What you have to do: Below are some records. Output the lines from the first one through the line that holds "const data = freqs.map((f, i)", exactly as written, with no pictures.

Input:
---

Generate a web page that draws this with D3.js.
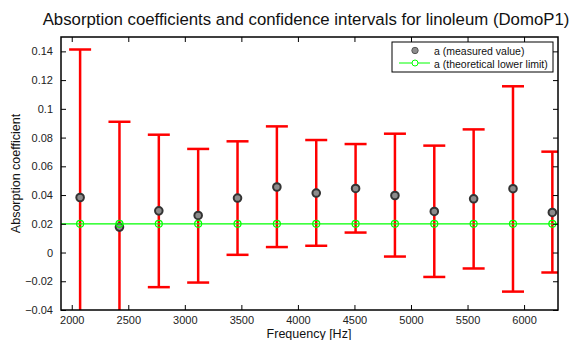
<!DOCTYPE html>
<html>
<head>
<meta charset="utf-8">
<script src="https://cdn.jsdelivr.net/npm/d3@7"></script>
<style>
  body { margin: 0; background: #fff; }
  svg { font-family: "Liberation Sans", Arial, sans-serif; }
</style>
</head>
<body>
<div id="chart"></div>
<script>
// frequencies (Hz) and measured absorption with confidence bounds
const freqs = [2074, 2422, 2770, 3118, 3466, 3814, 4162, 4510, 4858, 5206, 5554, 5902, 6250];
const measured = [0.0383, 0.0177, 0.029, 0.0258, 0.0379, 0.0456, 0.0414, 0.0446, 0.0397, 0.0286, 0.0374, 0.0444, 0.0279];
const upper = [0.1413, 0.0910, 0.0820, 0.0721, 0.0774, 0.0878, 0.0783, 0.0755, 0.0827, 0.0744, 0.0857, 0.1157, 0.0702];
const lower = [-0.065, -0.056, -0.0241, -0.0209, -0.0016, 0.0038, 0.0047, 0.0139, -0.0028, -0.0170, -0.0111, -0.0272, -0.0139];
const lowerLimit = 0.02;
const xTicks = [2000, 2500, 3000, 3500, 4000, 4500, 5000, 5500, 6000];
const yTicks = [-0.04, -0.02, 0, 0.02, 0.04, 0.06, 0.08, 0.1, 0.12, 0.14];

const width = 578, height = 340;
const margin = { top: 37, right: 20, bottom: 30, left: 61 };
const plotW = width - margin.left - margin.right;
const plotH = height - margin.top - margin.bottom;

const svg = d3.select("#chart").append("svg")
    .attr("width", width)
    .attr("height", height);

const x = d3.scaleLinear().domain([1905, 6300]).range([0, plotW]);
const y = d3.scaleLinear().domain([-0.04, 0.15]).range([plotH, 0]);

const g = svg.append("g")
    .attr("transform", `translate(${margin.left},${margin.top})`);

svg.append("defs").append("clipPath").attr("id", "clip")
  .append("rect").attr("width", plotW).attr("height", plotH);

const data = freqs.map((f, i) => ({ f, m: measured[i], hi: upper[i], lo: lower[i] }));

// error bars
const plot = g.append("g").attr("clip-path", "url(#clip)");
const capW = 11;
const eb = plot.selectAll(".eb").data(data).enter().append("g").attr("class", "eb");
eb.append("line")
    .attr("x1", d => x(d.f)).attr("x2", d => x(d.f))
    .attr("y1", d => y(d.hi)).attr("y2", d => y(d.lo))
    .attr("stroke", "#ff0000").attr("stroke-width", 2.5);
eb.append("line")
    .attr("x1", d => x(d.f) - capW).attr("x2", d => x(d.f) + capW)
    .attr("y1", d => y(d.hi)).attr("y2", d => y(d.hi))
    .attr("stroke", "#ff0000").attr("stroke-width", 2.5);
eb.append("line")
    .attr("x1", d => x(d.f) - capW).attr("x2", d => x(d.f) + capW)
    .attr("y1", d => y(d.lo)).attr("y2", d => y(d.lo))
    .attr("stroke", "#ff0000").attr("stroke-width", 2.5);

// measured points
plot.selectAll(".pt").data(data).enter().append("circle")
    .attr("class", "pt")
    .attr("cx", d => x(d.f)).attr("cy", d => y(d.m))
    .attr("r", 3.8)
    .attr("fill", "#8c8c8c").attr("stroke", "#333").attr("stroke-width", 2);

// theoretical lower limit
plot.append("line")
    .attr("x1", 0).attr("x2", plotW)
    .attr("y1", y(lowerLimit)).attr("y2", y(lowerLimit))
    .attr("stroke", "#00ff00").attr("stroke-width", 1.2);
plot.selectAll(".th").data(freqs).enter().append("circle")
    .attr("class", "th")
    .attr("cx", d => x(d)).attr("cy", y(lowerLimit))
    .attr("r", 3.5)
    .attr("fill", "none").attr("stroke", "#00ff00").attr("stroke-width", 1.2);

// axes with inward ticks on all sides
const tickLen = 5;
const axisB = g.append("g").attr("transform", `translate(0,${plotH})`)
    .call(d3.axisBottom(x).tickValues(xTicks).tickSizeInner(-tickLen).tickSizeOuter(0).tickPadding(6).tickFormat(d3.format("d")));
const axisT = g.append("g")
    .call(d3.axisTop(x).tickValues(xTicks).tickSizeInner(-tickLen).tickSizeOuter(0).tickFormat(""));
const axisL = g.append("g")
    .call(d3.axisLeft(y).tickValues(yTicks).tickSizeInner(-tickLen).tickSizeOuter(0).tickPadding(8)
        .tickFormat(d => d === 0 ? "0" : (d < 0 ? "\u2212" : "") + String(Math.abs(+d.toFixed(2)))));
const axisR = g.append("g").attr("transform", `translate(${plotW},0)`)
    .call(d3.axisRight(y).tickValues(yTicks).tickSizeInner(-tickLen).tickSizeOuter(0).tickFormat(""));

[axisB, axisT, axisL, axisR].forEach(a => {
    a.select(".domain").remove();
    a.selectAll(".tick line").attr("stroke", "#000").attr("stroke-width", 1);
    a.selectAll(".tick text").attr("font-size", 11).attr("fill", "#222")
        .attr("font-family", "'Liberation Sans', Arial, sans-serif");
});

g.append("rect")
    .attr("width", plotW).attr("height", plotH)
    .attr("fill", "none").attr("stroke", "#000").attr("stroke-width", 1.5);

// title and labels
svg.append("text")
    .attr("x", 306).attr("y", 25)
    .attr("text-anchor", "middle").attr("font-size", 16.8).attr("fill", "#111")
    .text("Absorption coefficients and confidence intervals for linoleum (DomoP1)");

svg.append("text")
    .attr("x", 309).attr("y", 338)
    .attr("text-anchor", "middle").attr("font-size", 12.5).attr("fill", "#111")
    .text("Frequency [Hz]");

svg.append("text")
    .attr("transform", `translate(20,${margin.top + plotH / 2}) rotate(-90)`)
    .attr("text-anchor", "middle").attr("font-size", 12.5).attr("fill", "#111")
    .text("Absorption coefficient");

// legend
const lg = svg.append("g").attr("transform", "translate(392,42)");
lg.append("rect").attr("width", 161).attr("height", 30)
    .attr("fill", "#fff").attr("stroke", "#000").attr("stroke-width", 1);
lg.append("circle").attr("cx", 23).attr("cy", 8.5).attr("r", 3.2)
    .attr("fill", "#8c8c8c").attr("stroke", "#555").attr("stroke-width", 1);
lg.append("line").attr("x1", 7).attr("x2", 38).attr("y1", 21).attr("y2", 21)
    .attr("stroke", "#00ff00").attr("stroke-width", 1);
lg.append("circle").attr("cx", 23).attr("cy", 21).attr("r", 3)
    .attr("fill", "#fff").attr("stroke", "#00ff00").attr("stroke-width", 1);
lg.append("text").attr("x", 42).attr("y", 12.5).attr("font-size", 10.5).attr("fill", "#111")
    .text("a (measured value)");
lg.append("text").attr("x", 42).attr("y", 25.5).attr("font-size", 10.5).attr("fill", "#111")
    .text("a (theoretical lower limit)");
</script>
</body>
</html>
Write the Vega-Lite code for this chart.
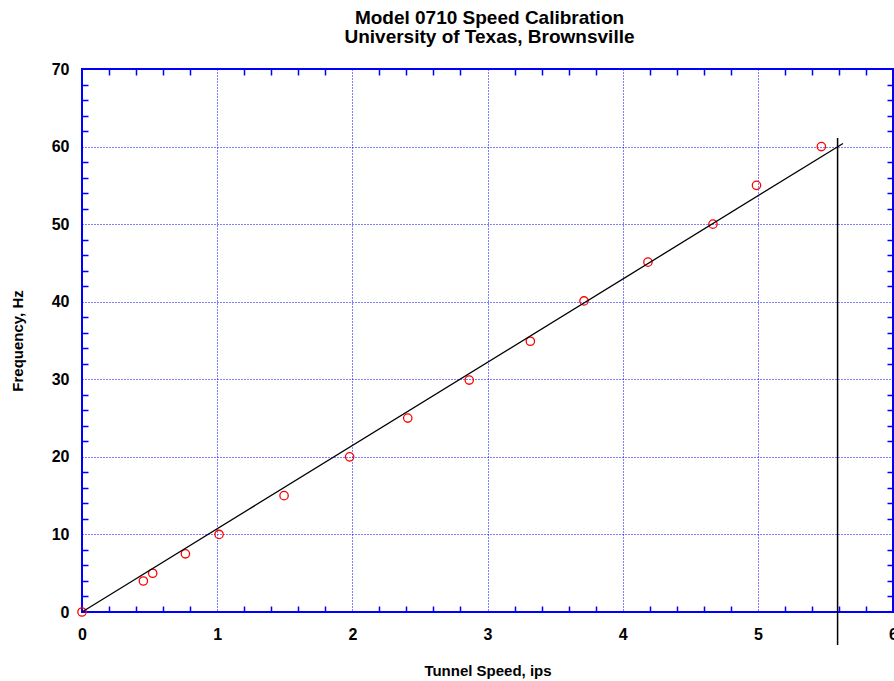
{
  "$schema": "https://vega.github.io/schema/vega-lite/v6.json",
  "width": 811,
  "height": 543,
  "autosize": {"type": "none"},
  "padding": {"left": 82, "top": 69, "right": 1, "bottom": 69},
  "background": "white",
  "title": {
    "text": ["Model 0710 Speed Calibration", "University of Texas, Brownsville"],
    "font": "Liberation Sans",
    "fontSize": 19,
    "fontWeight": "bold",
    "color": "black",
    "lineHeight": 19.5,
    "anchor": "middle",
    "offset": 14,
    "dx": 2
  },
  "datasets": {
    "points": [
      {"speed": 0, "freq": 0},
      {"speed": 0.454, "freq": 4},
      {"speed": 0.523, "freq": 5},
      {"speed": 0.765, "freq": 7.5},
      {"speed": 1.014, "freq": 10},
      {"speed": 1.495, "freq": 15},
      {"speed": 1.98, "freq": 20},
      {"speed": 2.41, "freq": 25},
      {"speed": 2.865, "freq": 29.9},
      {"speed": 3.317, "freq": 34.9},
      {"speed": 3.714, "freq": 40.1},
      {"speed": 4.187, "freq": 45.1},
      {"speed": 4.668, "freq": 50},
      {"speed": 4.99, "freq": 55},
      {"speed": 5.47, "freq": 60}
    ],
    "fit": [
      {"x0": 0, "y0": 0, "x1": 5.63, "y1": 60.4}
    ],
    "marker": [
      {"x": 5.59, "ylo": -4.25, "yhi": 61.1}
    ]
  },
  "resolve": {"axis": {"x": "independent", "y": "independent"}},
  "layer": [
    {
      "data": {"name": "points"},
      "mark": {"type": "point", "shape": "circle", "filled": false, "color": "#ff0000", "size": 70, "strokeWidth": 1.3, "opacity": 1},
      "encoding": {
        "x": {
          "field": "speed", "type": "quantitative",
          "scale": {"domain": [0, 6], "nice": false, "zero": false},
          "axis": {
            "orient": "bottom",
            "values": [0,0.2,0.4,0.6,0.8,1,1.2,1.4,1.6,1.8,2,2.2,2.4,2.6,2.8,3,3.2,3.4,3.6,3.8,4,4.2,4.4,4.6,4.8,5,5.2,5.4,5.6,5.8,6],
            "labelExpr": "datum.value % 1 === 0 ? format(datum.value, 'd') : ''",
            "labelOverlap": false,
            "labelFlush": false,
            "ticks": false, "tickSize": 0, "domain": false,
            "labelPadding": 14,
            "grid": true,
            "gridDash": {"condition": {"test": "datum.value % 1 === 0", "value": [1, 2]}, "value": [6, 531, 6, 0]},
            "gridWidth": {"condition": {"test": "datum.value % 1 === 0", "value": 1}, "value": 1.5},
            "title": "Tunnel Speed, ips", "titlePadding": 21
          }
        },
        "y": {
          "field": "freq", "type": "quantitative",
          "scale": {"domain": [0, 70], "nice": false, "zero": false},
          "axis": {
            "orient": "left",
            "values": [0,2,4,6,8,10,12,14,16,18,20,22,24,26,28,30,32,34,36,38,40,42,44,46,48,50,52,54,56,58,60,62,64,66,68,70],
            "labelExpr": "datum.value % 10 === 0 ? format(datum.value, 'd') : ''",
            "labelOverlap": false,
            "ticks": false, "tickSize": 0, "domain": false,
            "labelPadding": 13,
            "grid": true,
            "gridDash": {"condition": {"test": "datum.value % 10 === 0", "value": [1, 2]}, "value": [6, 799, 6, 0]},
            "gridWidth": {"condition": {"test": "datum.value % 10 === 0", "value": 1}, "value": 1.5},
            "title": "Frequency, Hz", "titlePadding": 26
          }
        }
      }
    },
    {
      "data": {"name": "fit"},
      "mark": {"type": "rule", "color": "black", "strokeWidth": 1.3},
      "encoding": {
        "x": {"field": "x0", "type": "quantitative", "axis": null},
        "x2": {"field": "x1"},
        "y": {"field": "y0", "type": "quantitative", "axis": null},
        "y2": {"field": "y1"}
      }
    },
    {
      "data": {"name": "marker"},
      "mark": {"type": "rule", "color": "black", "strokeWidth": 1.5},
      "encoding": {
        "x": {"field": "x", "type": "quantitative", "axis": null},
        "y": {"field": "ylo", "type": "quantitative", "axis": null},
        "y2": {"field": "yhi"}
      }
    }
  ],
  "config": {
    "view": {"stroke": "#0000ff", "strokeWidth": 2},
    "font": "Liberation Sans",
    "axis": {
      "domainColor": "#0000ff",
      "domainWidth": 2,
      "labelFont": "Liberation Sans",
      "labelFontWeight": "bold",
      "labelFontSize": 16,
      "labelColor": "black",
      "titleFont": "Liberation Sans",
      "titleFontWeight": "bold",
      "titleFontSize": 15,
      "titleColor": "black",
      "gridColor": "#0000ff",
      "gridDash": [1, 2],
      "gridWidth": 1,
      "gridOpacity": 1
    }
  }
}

---

Expected answer:
Generate a web page that draws this with D3.js.
<!DOCTYPE html>
<html>
<head>
<meta charset="utf-8">
<script src="https://cdn.jsdelivr.net/npm/d3@7"></script>
<style>
  body { margin: 0; background: #fff; }
  svg { font-family: "Liberation Sans", Arial, sans-serif; }
</style>
</head>
<body>
<div id="chart"></div>
<script>
// frequencies (Hz) and measured absorption with confidence bounds
const freqs = [2074, 2422, 2770, 3118, 3466, 3814, 4162, 4510, 4858, 5206, 5554, 5902, 6250];
const measured = [0.0383, 0.0177, 0.029, 0.0258, 0.0379, 0.0456, 0.0414, 0.0446, 0.0397, 0.0286, 0.0374, 0.0444, 0.0279];
const upper = [0.1413, 0.0910, 0.0820, 0.0721, 0.0774, 0.0878, 0.0783, 0.0755, 0.0827, 0.0744, 0.0857, 0.1157, 0.0702];
const lower = [-0.065, -0.056, -0.0241, -0.0209, -0.0016, 0.0038, 0.0047, 0.0139, -0.0028, -0.0170, -0.0111, -0.0272, -0.0139];
const lowerLimit = 0.02;
const xTicks = [2000, 2500, 3000, 3500, 4000, 4500, 5000, 5500, 6000];
const yTicks = [-0.04, -0.02, 0, 0.02, 0.04, 0.06, 0.08, 0.1, 0.12, 0.14];

const width = 578, height = 340;
const margin = { top: 37, right: 20, bottom: 30, left: 61 };
const plotW = width - margin.left - margin.right;
const plotH = height - margin.top - margin.bottom;

const svg = d3.select("#chart").append("svg")
    .attr("width", width)
    .attr("height", height);

const x = d3.scaleLinear().domain([1905, 6300]).range([0, plotW]);
const y = d3.scaleLinear().domain([-0.04, 0.15]).range([plotH, 0]);

const g = svg.append("g")
    .attr("transform", `translate(${margin.left},${margin.top})`);

svg.append("defs").append("clipPath").attr("id", "clip")
  .append("rect").attr("width", plotW).attr("height", plotH);

const data = freqs.map((f, i) => ({ f, m: measured[i], hi: upper[i], lo: lower[i] }));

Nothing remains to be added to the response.